Croque-morts
ROMAN AMERICAIN –
Antoine BELLO (Gallimard)
Roman américain d'
Antoine Bello n'est pas un roman cynique. C'est un roman sur le cynisme de notre époque.
Tout ce que vous avez toujours voulu savoir, sans oser l'étudier sur la nouvelle génération d'assurances-vie (plutôt assurances viagères), qui sont indexées sur la très probable mort d'une personne âgée ou malade (surtout du sida ou du cancer) dans un délai donné, vous est grandement expliqué dans cette oeuvre littéraire. Comment ne pas penser à « Mort à Crédit » de Céline à qui l'auteur fait référence dès la première page de ce roman ? Eh oui, ce mélange des genres rondement construit propose aussi une discussion sur la littérature comparée. Quand il parle de
Hermann Broch et son «
Les Somnambules », comment ne pas penser au premier livre à être publié d'
Antoine Bello lui-même «
Les Funambules » et puis un livre d'histoire récemment publié «
Les Somnambules - Eté 1914 : Comment l'Europe a marché vers la guerre » : « Sleepwalkers : How Europe Went to War in 1914 » de
Christopher Clark ?
Étant une inconditionnelle de cet auteur, j'attendais impatiemment son dernier livre avec un plaisir mélangé de curiosité : Quels pièges allait-il nous tendre cette fois-ci ? Car il y a un thème cher à A . Bello qui revient régulièrement dans ses oeuvres : Qu'est-ce que la vérité ? Qui, comment et où il le dit ? Comment la modifie-t-on ? Pourquoi ? Pour le plaisir ? Pour pouvoir nuire ? Ou bien tout simplement pour nous aider à mieux vivre le présent avec un passé modifié ? Aujourd'hui avec Wikipédia, Facebook, etc. la tentation pour tordre le cou à la vérité devient presque un jeu d'enfant.
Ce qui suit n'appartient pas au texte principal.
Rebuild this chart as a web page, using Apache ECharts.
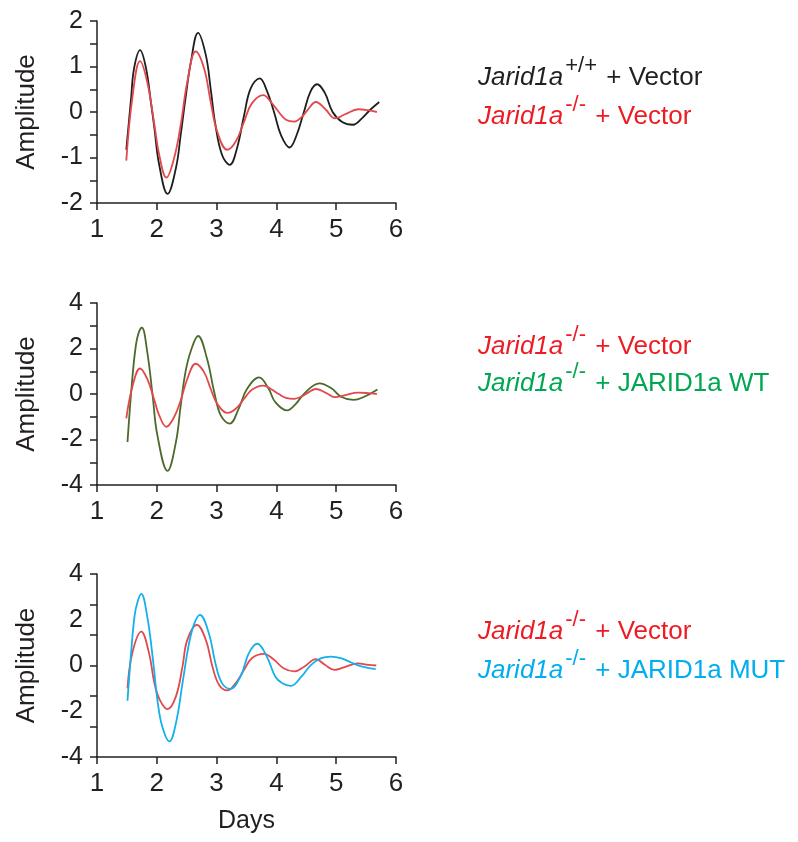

Dans ce livre, il est surtout question du Commerce de la Mort. Les nouveaux commerçants, statistiques à l'appui, calculent la probabilité sur le temps restant à vivre des personnes malades. Ils gagnent plutôt malhonnêtement leur vie tout en créant des emplois ici et là ! (Ne doit-on pas autoriser l'extraction du gaz de schiste pour créer des emplois tout en sachant que c'est du poison qui coule des robinets, surtout pour des pauvres gens ?). Il est aussi question de la bataille que les assureurs classiques livrent à ces nouveaux commerçants de la mort. Encore une fois A. Bello observe et analyse son temps et le restitue sous une forme littéraire comme le faisait les grands écrivains,
Balzac par exemple. Il nous donne également quelques leçons de journalisme avec beaucoup d'élégance. Sans oublier une petite leçon sur les failles de nos démocraties actuelles.
Comment écrire et comprendre son époque si nos ignorons les mécanismes économiques qui sévissent en souterrain ? Comment parler du capitalisme aujourd'hui sans passer par un manuel d'économie, sans parler de ces croque-morts ? Pour eux, créer des conditions dans lesquelles un salarié rapporte plus à son employeur mort que vivant rabaisse la personne humaine à l'état de simple objet. La valeur de l'employé ne réside plus dans son savoir-faire mais dans son espérance de vie…
A bon Entendeur, Bonne Lecture !
PS Tomber sur des mots rares comme « souquer», «en loucedé » dans le texte nous donne encore une autre raison d'apprécier ce livre. Sans oublier un nouveau mot « lapser » que nous vous laissons découvrir lors de votre lecture. Nous vous laissons également découvrir les démêlés d'un homme avec un logiciel !!!